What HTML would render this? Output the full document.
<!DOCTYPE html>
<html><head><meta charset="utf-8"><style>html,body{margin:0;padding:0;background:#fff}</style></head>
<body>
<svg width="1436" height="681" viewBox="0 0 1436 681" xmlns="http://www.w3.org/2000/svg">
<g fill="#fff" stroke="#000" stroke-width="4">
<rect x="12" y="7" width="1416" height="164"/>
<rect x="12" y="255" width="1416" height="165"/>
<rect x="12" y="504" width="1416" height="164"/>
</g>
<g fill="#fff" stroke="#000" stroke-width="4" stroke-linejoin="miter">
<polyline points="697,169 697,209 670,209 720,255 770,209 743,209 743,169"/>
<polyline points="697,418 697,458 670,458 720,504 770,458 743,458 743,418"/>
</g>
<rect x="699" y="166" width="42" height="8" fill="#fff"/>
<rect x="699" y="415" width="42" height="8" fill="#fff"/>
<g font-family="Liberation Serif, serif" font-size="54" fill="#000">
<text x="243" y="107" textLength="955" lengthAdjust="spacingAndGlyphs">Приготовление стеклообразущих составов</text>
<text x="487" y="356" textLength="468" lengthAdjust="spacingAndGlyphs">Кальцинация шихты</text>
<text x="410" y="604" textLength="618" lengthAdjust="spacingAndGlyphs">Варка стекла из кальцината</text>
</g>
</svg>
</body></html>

* * *

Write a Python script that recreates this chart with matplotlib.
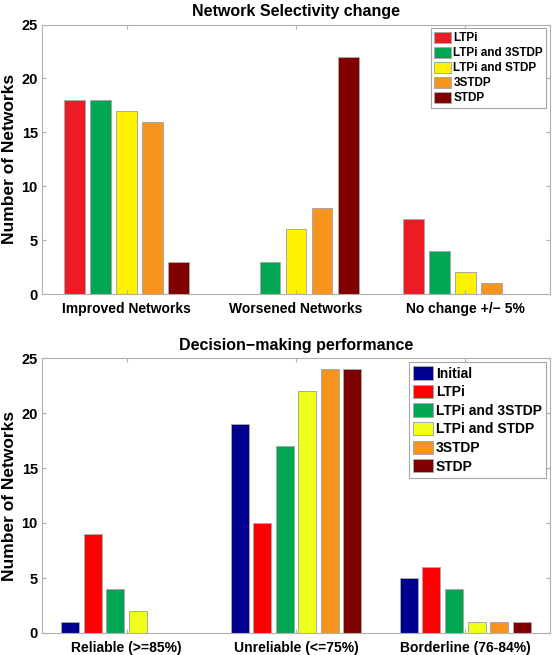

● **WHAT IS ASKED**
Go through the records above, find every line with the word "this", and list those lines.

● **FULL ANSWER**
What HTML would render this? Output the full document.
Write a Python script that recreates this chart with matplotlib.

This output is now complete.